Thinking about Kenzi always made Bo smile. Kenzi was her heart. When Bo was courting her wife, Lauren, she had been intimidated by the wealth, power and grace the family exude. She almost let her insecurities destroy her relationship, but there was Kenzi, in the background, pushing her foreword, not letting Bo's lack of pedigree decide her fate. Eventually Bo had been convinced that Lauren wasn't her family and when Bo decided to propose, Kenzi helped her pick out the ring.

Bo took another swig from her water bottle, she shook her head again as if that would work to clear her head out. As she looked out across the rink her thoughts remained singular; Kenzi, her head was full of Kenzi. Her sister from another mister, her sidekick, the one constant in her life. It wasn't like things hadn't changed between them over the years, hell Bo had even gotten married and moved out of their house into a new one with her wife. They were still best friends, they saw each other every day, granted it was at work and they didn't go out as much as they used to, but that happens. People get older, they were both in stable relationships, Bo really did like Nate, Kenzi's boyfriend of the last two years. He had integrated smoothly into their family, unlike Lauren whose entrance had been rocky, filled with hesitation, and a lot of back and forth. Nate had simply slid in and captured her best friends heart. Why was this bothering her so much? She wanted Kenzi to be happy, she really did, it just seemed so fast, but here it was three years already since she had married Lauren. These things did happen, it wasn't so uncommon, she knew if Kenzi had been planning it she would have discussed it with her. Pregnant, how could her best friend be pregnant?

Bo knew something was up the moment she walked in the door, Lauren came to greet her at the door, something she almost never did, she looked past her wife to see Kenzi sitting next to Nate on the couch looking so small. Bo started to panic, she knew something was wrong, Kenzi had tears in her eyes, but were those, yes, those were happy tears. Bo found herself able to breathe again, Kenzi was happy, so what was-

"Bo, I'm pregnant," that was it, no lead-in, simple. Kenzi's voice sounded small and far away, Bo had known she was still talking, but words no longer had meaning. Lauren squeezed her hand and brought her out of her shock. Bo took Kenzi in her arms and congratulated her, then proceeded to suffer through the world's most awkward dinner with the happy couple and her wife, drinking way to much wine and passing out on the couch during the eleven o'clock news. Kenzi and Nate had left right after dinner and Lauren was exhausted after spending 14 hours in the lab so Bo had been left alone. Half-way through her second bottle, Lauren's going to be pissed when she finds out I drank that good port, Bo's thoughts drifted to her mother. She wondered if she ever felt like this, this alone. Bo knew it wasn't rational, she had tons of friends at work, and she had Lauren, so why was she feeling this way, further why was she still feeling it long after she had sobered up?

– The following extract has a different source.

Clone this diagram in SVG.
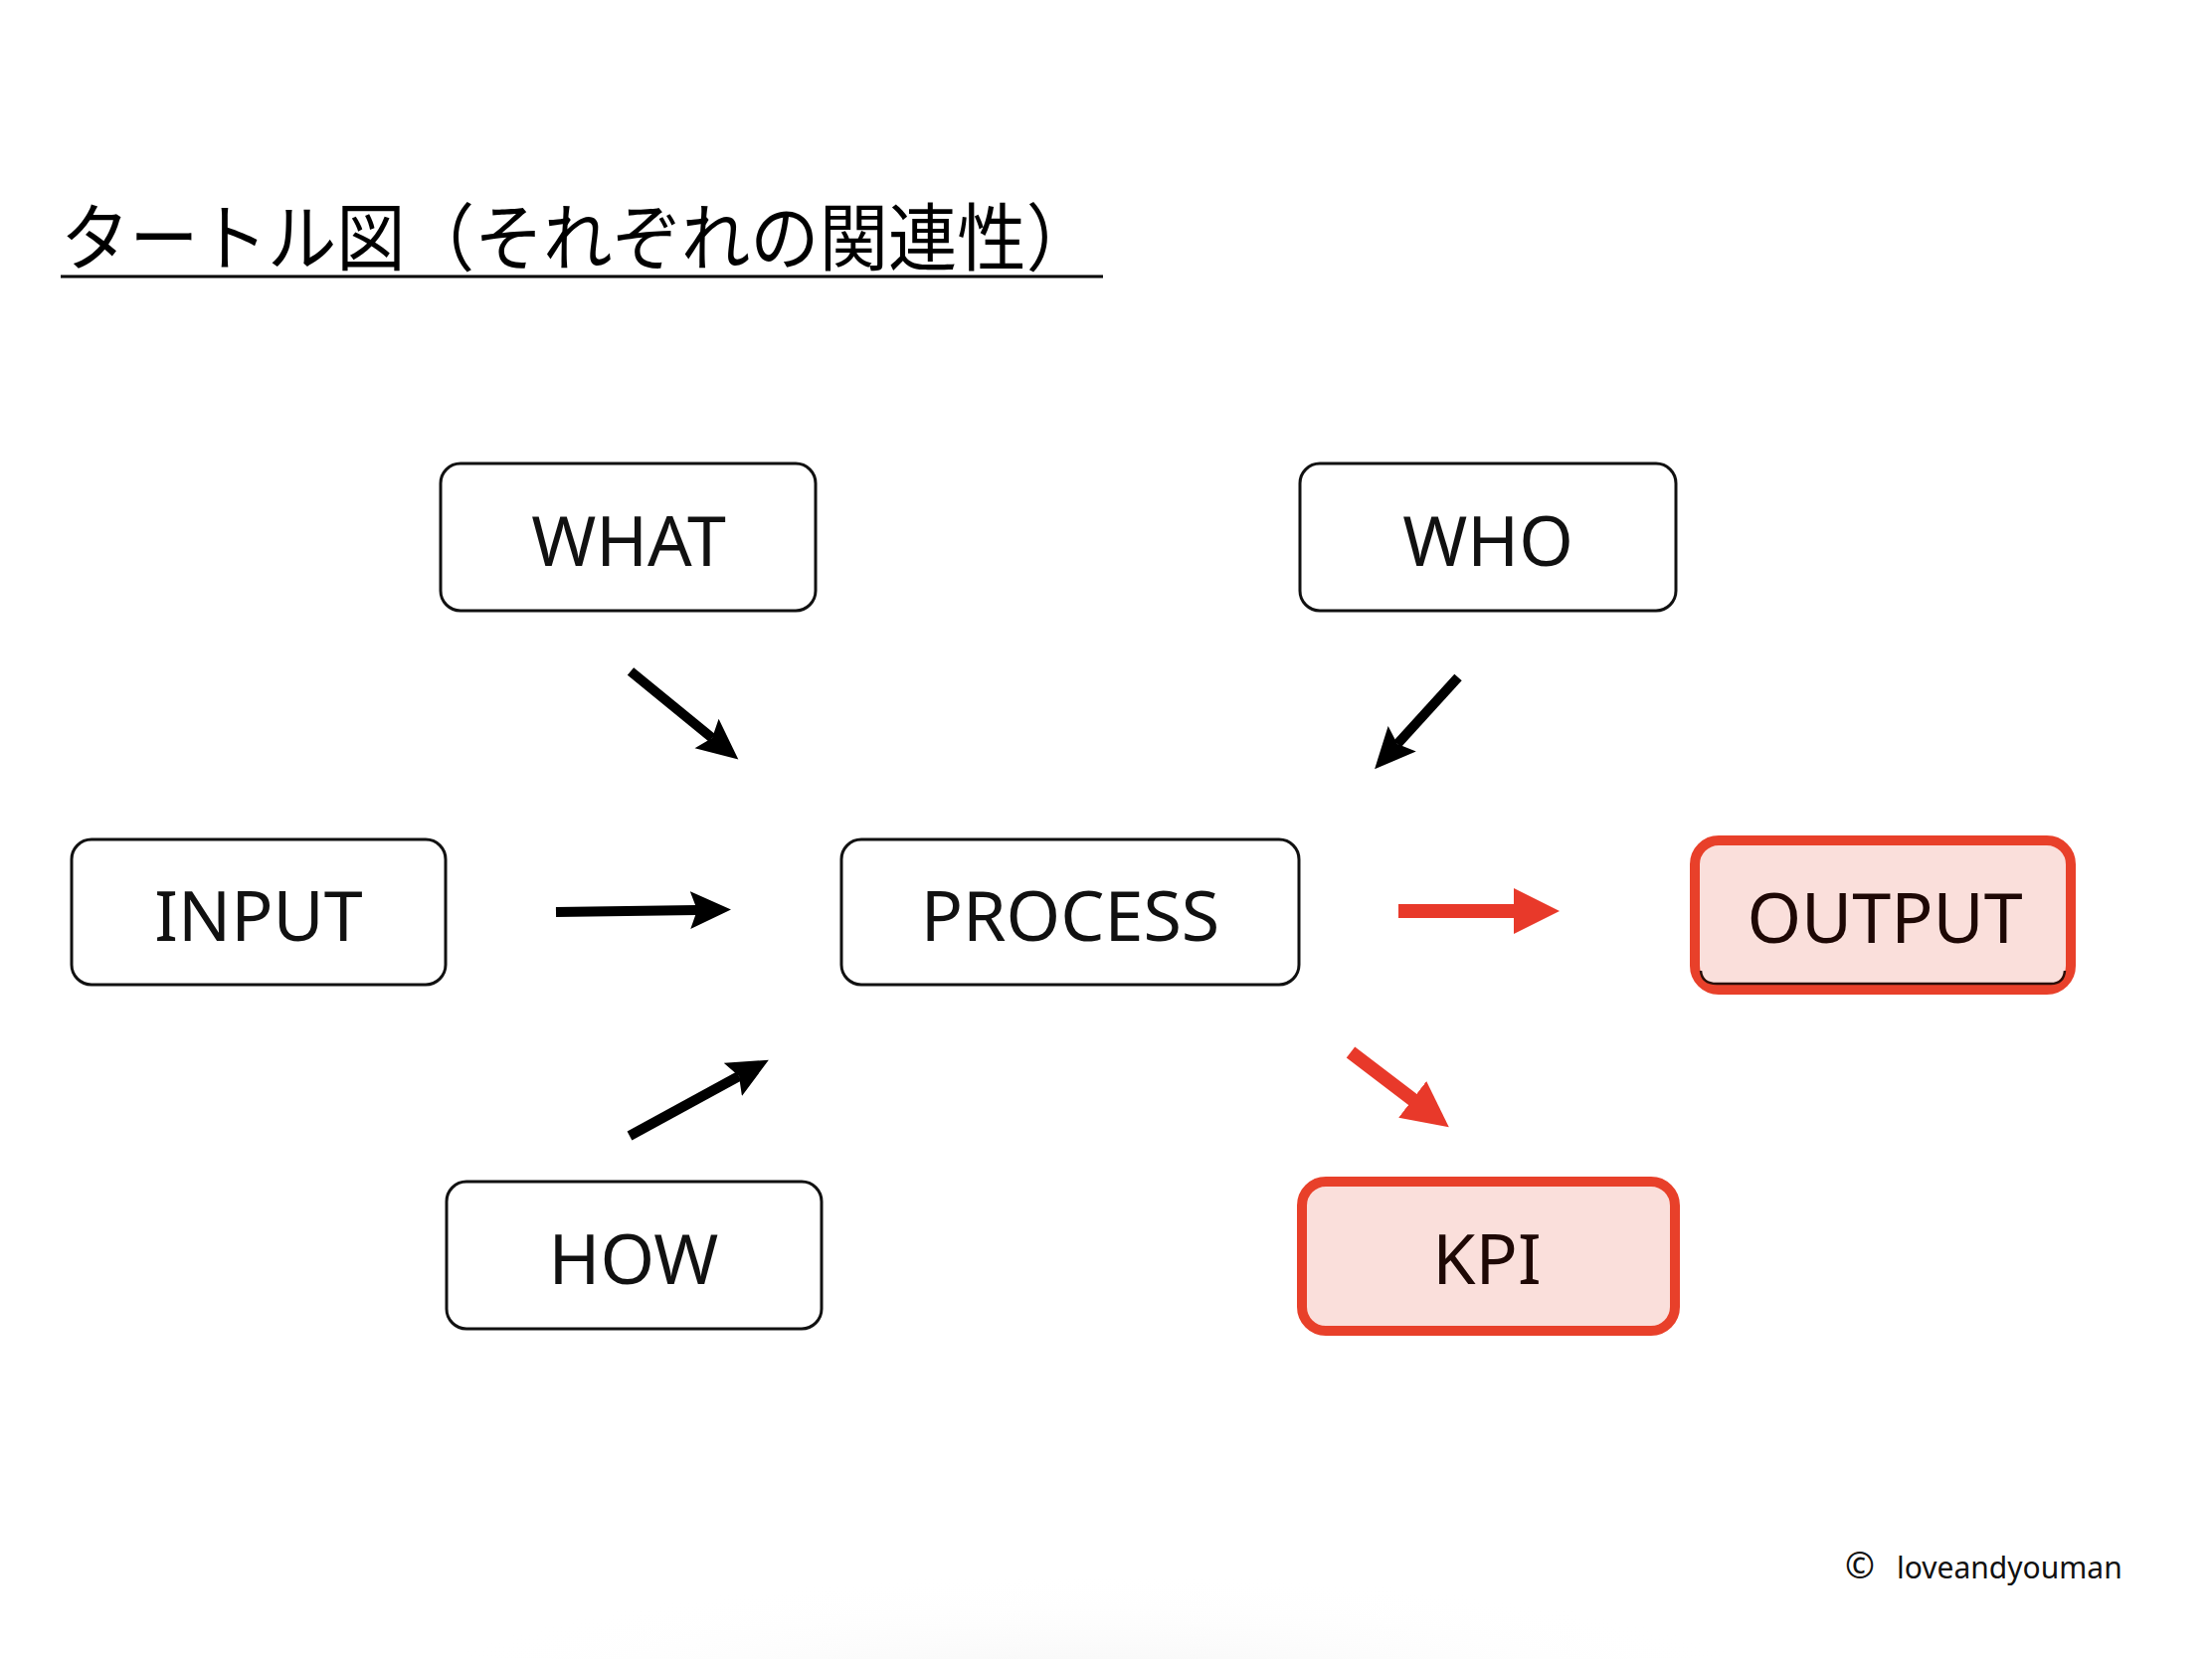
<svg xmlns="http://www.w3.org/2000/svg" width="2224" height="1668" viewBox="0 0 2224 1668">
<style>
.box{fill:#ffffff;stroke:#111111;stroke-width:3}
.hot{fill:#FADFDB;stroke:#E8402A;stroke-width:10}
.lbl{font-family:"Noto Sans","DejaVu Sans",sans-serif;font-size:70px;fill:#111111;text-anchor:middle}
.lblhot{fill:#1E0805}
.blk{stroke:#000000;stroke-width:10;fill:none}
.red{stroke:#E8392A;stroke-width:14;fill:none}
</style>
<defs>
<marker id="ahB" markerUnits="userSpaceOnUse" markerWidth="44" markerHeight="40" refX="7" refY="19" orient="auto" viewBox="0 0 44 38">
<path d="M0,0 L41,19 L0,38 L7,19 z" fill="#000000"/>
</marker>
<marker id="ahR" markerUnits="userSpaceOnUse" markerWidth="48" markerHeight="48" refX="1" refY="23" orient="auto" viewBox="0 0 48 46">
<path d="M0,0 L46,23 L0,46 z" fill="#E8392A"/>
</marker>
<radialGradient id="shadow" cx="0.5" cy="0.5" r="0.5">
<stop offset="0" stop-color="#f0f0f0"/>
<stop offset="1" stop-color="#ffffff" stop-opacity="0"/>
</radialGradient>
</defs>
<rect x="0" y="0" width="2224" height="1668" fill="#ffffff"/>
<ellipse cx="1100" cy="1720" rx="720" ry="140" fill="url(#shadow)"/>

<g id="title">
<text x="61" y="266" font-family="'Noto Sans CJK JP','Noto Sans',sans-serif" font-size="74" fill="#000000" textLength="1040" lengthAdjust="spacingAndGlyphs">タートル図（それぞれの関連性）</text>
<line x1="61" y1="278" x2="1109" y2="278" stroke="#000000" stroke-width="3"/>
</g>

<g id="connectors">
<line class="blk" x1="634" y1="675" x2="716" y2="742" marker-end="url(#ahB)"/>
<line class="blk" x1="1466" y1="681" x2="1405" y2="748" marker-end="url(#ahB)"/>
<line class="blk" x1="559" y1="917" x2="701" y2="915" marker-end="url(#ahB)"/>
<line class="blk" x1="633" y1="1142" x2="743" y2="1082" marker-end="url(#ahB)"/>
<line class="red" x1="1406" y1="916" x2="1523" y2="916" marker-end="url(#ahR)"/>
<line class="red" x1="1358" y1="1058" x2="1421" y2="1106" marker-end="url(#ahR)"/>
</g>

<g id="what">
<rect class="box" x="443" y="466" width="377" height="148" rx="20"/>
<text class="lbl" x="632" y="569">WHAT</text>
</g>
<g id="who">
<rect class="box" x="1307" y="466" width="378" height="148" rx="20"/>
<text class="lbl" x="1496" y="569">WHO</text>
</g>
<g id="input">
<rect class="box" x="72" y="844" width="376" height="146" rx="20"/>
<text class="lbl" x="260" y="946">INPUT</text>
</g>
<g id="process">
<rect class="box" x="846" y="844" width="460" height="146" rx="20"/>
<text class="lbl" x="1076" y="946">PROCESS</text>
</g>
<g id="output">
<rect class="hot" x="1704" y="845" width="378" height="150" rx="24"/>
<path d="M1710,976 Q1711,989 1726,989 L2062,989 Q2075,989 2076,976" fill="none" stroke="#2a0f08" stroke-width="2.5"/>
<text class="lbl lblhot" x="1895" y="948">OUTPUT</text>
</g>
<g id="how">
<rect class="box" x="449" y="1188" width="377" height="148" rx="20"/>
<text class="lbl" x="637" y="1291">HOW</text>
</g>
<g id="kpi">
<rect class="hot" x="1309" y="1188" width="375" height="150" rx="24"/>
<text class="lbl lblhot" x="1495" y="1291">KPI</text>
</g>

<g id="footer">
<text font-family="'Noto Sans','DejaVu Sans',sans-serif" font-size="30" fill="#111111" y="1587"><tspan x="1855" font-size="36">©</tspan><tspan x="1907">loveandyouman</tspan></text>
</g>
</svg>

"Enough of this," the sound of her voice startled her, but Bo was resolved, it was the shock of everything, that's all. She gazed out across the rink, her eyes locked on a group of teenagers playing 3-bar, taking a couple of cocky punks down a few pegs always put her in good mood. She took another swallow of water then leaned over the bench to grab her gloves and stick. She smiled brightly as she skated over to who she presumed was the leader, "I'll play the winner."